Was bleibt, ist die Erkenntnis, dass Carlos nicht unter einem diktatorischen Vater litt, sondern nachhaltig unter dem defizitären Familienleben seiner Kindheit mit ständigen Ortswechseln, unter Gängeleien von Kindermädchen und den ungeliebten Internaten, in denen er so viele Jahre verbrachte und familiäre Geborgenheit vermisste. Dies beeinflusste sein ganzes Leben und nicht allein das private maßgeblich. Denn ein unstetes, heimatloses Dasein, von einem Pult zum anderen, ohne Zeit für die Familie, wie es ihm sein Vater zwangsweise vorlebte, wollte er nicht führen. Künstlerisch indessen eiferte er ihm nach, erkor ihn aus tiefer Überzeugung zu seinem Idol, machte ihn zum Maßstab für seine eigene Kunst. Hier scheint der zuweilen unerreichbar scheinende Übervater durch, dessen Erfahrungen ihn zudem schon früh mit den bitteren Seiten der Musikszene und den Folgen ihrer Intrigen vertraut machten.
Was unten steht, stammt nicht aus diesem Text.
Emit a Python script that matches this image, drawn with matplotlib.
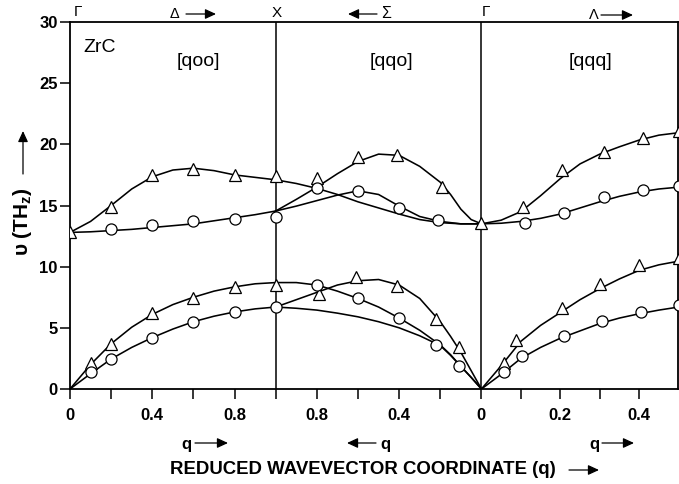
import matplotlib
matplotlib.use("Agg")
import matplotlib.pyplot as plt
import numpy as np

plt.rcParams['font.family'] = ['Liberation Sans', 'DejaVu Sans']
plt.rcParams['mathtext.fontset'] = 'custom'
plt.rcParams['mathtext.rm'] = 'Liberation Sans'
plt.rcParams['mathtext.bf'] = 'Liberation Sans:bold'

# ---------------- data ----------------
# Segment 1: Gamma -> X  ([q00], Delta), q from 0 to 1
s1_q = [0, 0.1, 0.2, 0.3, 0.4, 0.5, 0.6, 0.7, 0.8, 0.9, 1.0]
s1_opt_up = [12.8, 13.7, 15.0, 16.35, 17.35, 17.9, 18.05, 17.85, 17.5, 17.3, 17.1]
s1_opt_lo = [12.8, 12.85, 12.95, 13.05, 13.2, 13.35, 13.5, 13.75, 14.0, 14.25, 14.55]
s1_ac_up = [0, 2.0, 3.7, 5.05, 6.1, 6.9, 7.5, 8.0, 8.35, 8.6, 8.7]
s1_ac_lo = [0, 1.25, 2.45, 3.4, 4.2, 4.9, 5.5, 5.95, 6.3, 6.55, 6.7]

s1_tri_q = [0, 0.2, 0.4, 0.6, 0.8, 1.0]
s1_tri_opt = [12.8, 14.9, 17.5, 18.0, 17.5, 17.4]
s1_cir_q = [0.2, 0.4, 0.6, 0.8, 1.0]
s1_cir_opt = [13.1, 13.4, 13.7, 13.9, 14.1]
s1_ac_q = [0.1, 0.2, 0.4, 0.6, 0.8, 1.0]
s1_tri_ac = [2.1, 3.7, 6.2, 7.4, 8.3, 8.5]
s1_cir_ac = [1.4, 2.45, 4.2, 5.5, 6.3, 6.7]

# Segment 2: X -> Gamma ([qq0], Sigma), q from 1 to 0
s2_q = [1.0, 0.9, 0.8, 0.7, 0.6, 0.5, 0.4, 0.3, 0.2, 0.15, 0.1, 0.05, 0.0]
s2_opt_a = [17.1, 16.8, 16.4, 15.9, 15.3, 14.8, 14.3, 13.85, 13.6, 13.55, 13.5, 13.5, 13.5]
s2_opt_b = [14.55, 15.5, 16.5, 17.6, 18.6, 19.2, 19.1, 18.2, 16.9, 15.9, 14.7, 13.85, 13.5]
s2_opt_c = [14.55, 14.95, 15.4, 15.85, 16.2, 15.9, 14.95, 14.1, 13.7, 13.6, 13.5, 13.5, 13.5]
s2_ac_a = [8.7, 8.7, 8.5, 8.0, 7.4, 6.7, 5.8, 4.8, 3.6, 2.8, 1.85, 0.95, 0]
s2_ac_b = [6.7, 7.3, 7.9, 8.5, 8.85, 8.95, 8.5, 7.4, 5.5, 4.3, 3.0, 1.5, 0]
s2_ac_c = [6.7, 6.6, 6.45, 6.2, 5.9, 5.5, 5.0, 4.35, 3.55, 2.75, 1.85, 0.95, 0]

s2_tri_opt_q = [0.8, 0.6, 0.41, 0.19, 0.0]
s2_tri_opt = [17.25, 19.0, 19.1, 16.5, 13.6]
s2_cir_opt_q = [0.8, 0.6, 0.4, 0.21]
s2_cir_opt = [16.4, 16.2, 14.8, 13.8]
s2_tri_ac_q = [0.79, 0.61, 0.41, 0.22, 0.11]
s2_tri_ac = [7.8, 9.15, 8.4, 5.7, 3.4]
s2_cir_ac_q = [0.8, 0.6, 0.4, 0.22, 0.11]
s2_cir_ac = [8.5, 7.4, 5.8, 3.6, 1.9]

# Segment 3: Gamma -> L ([qqq], Lambda), q from 0 to 0.5
s3_q = [0, 0.05, 0.1, 0.15, 0.2, 0.25, 0.3, 0.35, 0.4, 0.45, 0.5]
s3_opt_up = [13.5, 13.8, 14.5, 15.8, 17.2, 18.4, 19.2, 19.8, 20.35, 20.75, 20.95]
s3_opt_lo = [13.5, 13.55, 13.7, 13.95, 14.3, 14.8, 15.3, 15.75, 16.1, 16.35, 16.5]
s3_ac_up = [0, 1.9, 3.9, 5.2, 6.25, 7.3, 8.2, 9.0, 9.7, 10.15, 10.45]
s3_ac_lo = [0, 1.2, 2.5, 3.4, 4.15, 4.75, 5.35, 5.8, 6.15, 6.45, 6.7]

s3_tri_opt_q = [0.105, 0.205, 0.31, 0.41, 0.5]
s3_tri_opt = [14.9, 17.9, 19.4, 20.5, 21.1]
s3_cir_opt_q = [0.11, 0.21, 0.31, 0.41, 0.5]
s3_cir_opt = [13.55, 14.4, 15.7, 16.3, 16.6]
s3_tri_ac_q = [0.058, 0.088, 0.205, 0.30, 0.40, 0.5]
s3_tri_ac = [2.15, 4.0, 6.6, 8.55, 10.15, 10.7]
s3_cir_ac_q = [0.058, 0.104, 0.21, 0.306, 0.405, 0.5]
s3_cir_ac = [1.35, 2.7, 4.35, 5.55, 6.3, 6.85]

s1_ticks = [0, 0.2, 0.4, 0.6, 0.8]
s1_ticklabels = ['0', '', '0.4', '', '0.8']
s2_ticks = [0.8, 0.6, 0.4, 0.2, 0.0]
s2_ticklabels = ['0.8', '', '0.4', '', '0']
s3_ticks = [0.1, 0.2, 0.3, 0.4]
s3_ticklabels = ['', '0.2', '', '0.4']
y_ticks = [0, 5, 10, 15, 20, 25, 30]

# ------------- coordinate mapping per segment -------------
S3 = 1.917
def x1(q): return np.asarray(q, float)
def x2(q): return 1.0 + (1.0 - np.asarray(q, float))
def x3(q): return 2.0 + S3 * np.asarray(q, float)

W, H = 679, 484
fig = plt.figure(figsize=(W / 100, H / 100), dpi=100)
ax = fig.add_axes([70 / W, 1 - 389 / H, 608 / W, 367 / H])

lkw = dict(color='black', lw=1.15, zorder=2, solid_joinstyle='round')
for v in (s1_opt_up, s1_opt_lo, s1_ac_up, s1_ac_lo):
    ax.plot(x1(s1_q), v, **lkw)
for v in (s2_opt_a, s2_opt_b, s2_opt_c, s2_ac_a, s2_ac_b, s2_ac_c):
    ax.plot(x2(s2_q), v, **lkw)
for v in (s3_opt_up, s3_opt_lo, s3_ac_up, s3_ac_lo):
    ax.plot(x3(s3_q), v, **lkw)

tkw = dict(ls='none', marker='^', ms=8.5, mfc='white', mec='black', mew=0.9, zorder=4)
ckw = dict(ls='none', marker='o', ms=8, mfc='white', mec='black', mew=0.9, zorder=4)
ax.plot(x1(s1_tri_q), s1_tri_opt, **tkw)
ax.plot(x1(s1_cir_q), s1_cir_opt, **ckw)
ax.plot(x1(s1_ac_q), s1_tri_ac, **tkw)
ax.plot(x1(s1_ac_q), s1_cir_ac, **ckw)
ax.plot(x2(s2_tri_opt_q), s2_tri_opt, **tkw)
ax.plot(x2(s2_cir_opt_q), s2_cir_opt, **ckw)
ax.plot(x2(s2_tri_ac_q), s2_tri_ac, **tkw)
ax.plot(x2(s2_cir_ac_q), s2_cir_ac, **ckw)
ax.plot(x3(s3_tri_opt_q), s3_tri_opt, **tkw)
ax.plot(x3(s3_cir_opt_q), s3_cir_opt, **ckw)
ax.plot(x3(s3_tri_ac_q), s3_tri_ac, **tkw)
ax.plot(x3(s3_cir_ac_q), s3_cir_ac, **ckw)

ax.axvline(1.0, color='black', lw=1.1, zorder=1)
ax.axvline(2.0, color='black', lw=1.1, zorder=1)

ax.set_xlim(0, float(x3(0.5)) - 0.003)
ax.set_ylim(0, 30)

xt = list(x1(s1_ticks)) + [1.0] + list(x2(s2_ticks)) + list(x3(s3_ticks))
xl = s1_ticklabels + [''] + s2_ticklabels + s3_ticklabels
ax.set_xticks(xt)
ax.set_xticklabels(xl, fontsize=12, fontweight='bold')
ax.set_yticks(y_ticks)
ax.set_yticklabels([str(t) for t in y_ticks], fontsize=12, fontweight='bold')
ax.tick_params(axis='x', direction='out', length=7, width=1.1, pad=7)
ax.tick_params(axis='y', direction='out', length=7, width=1.1, pad=2)
for s in ax.spines.values():
    s.set_linewidth(1.3)

# ---------- annotation helpers in figure pixel coords ----------
def ftext(x, y, s, **kw):
    fig.text(x / W, 1 - y / H, s, ha='center', va='center', **kw)

def farrow(x0, y0, x1_, y1_, lw=0.9, hw=3.0, hl=6.5):
    fig.patches.append(matplotlib.patches.FancyArrowPatch(
        (x0 / W, 1 - y0 / H), (x1_ / W, 1 - y1_ / H), transform=fig.transFigure,
        arrowstyle=f'-|>,head_width={hw/10:.2f},head_length={hl/10:.2f}',
        mutation_scale=10, lw=lw, color='black', shrinkA=0, shrinkB=0))

# top labels
ftext(78, 12, 'Γ', fontsize=11)
ftext(175, 14, 'Δ', fontsize=10.5)
farrow(186, 14, 216, 14)
ftext(277, 13, 'X', fontsize=11)
farrow(377, 14, 348, 14)
ftext(386, 14, 'Σ', fontsize=11.5)
ftext(486, 12, 'Γ', fontsize=11)
ftext(594, 15, 'Λ', fontsize=10.5)
farrow(601, 15, 633, 15)

# in-plot labels
ftext(100, 48, 'ZrC', fontsize=14)
ftext(198, 62, '[qoo]', fontsize=14)
ftext(391, 62, '[qqo]', fontsize=14)
ftext(590, 62, '[qqq]', fontsize=14)

# bottom q labels
ftext(186, 444, 'q', fontsize=12, fontweight='bold')
farrow(195, 443, 228, 443)
farrow(376, 443, 347, 443)
ftext(385, 444, 'q', fontsize=12, fontweight='bold')
ftext(594, 444, 'q', fontsize=12, fontweight='bold')
farrow(602, 443, 634, 443)

ftext(363, 470, 'REDUCED WAVEVECTOR COORDINATE (q)', fontsize=13.4, fontweight='bold')
farrow(569, 470, 599, 470)

# y label
fig.text(23 / W, 1 - 222 / H, r'υ (TH$_\mathbf{z}$)', rotation=90, ha='center', va='center',
         fontsize=15, fontweight='bold')
farrow(23, 174, 23, 131)

fig.savefig('out.png', dpi=100)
Man sollte sehr fein differenzieren zwischen dem Vater-Sohn-Verhältnis und der Wirkung Erich Kleibers auf Carlos als künstlerisches Idol. Mir lag daran, dieses legendenumwobene Verhältnis einschließlich des weitgehend unbekannten Lebenswegs des jungen Carlos Kleiber endlich wahrhaftig jenseits der Legenden zu erforschen und darzustellen. Und wenn tatsächlich nun vieles in ganz neuem Licht erscheint, so wird dabei noch deutlicher als zuvor, dass, um einen Zugang zum Verständnis von Carlos Kleiber persönlich und künstlerisch zu gewinnen, kein Weg an seinem Vater, an seiner Kindheit und Jugend, vorbeiführt.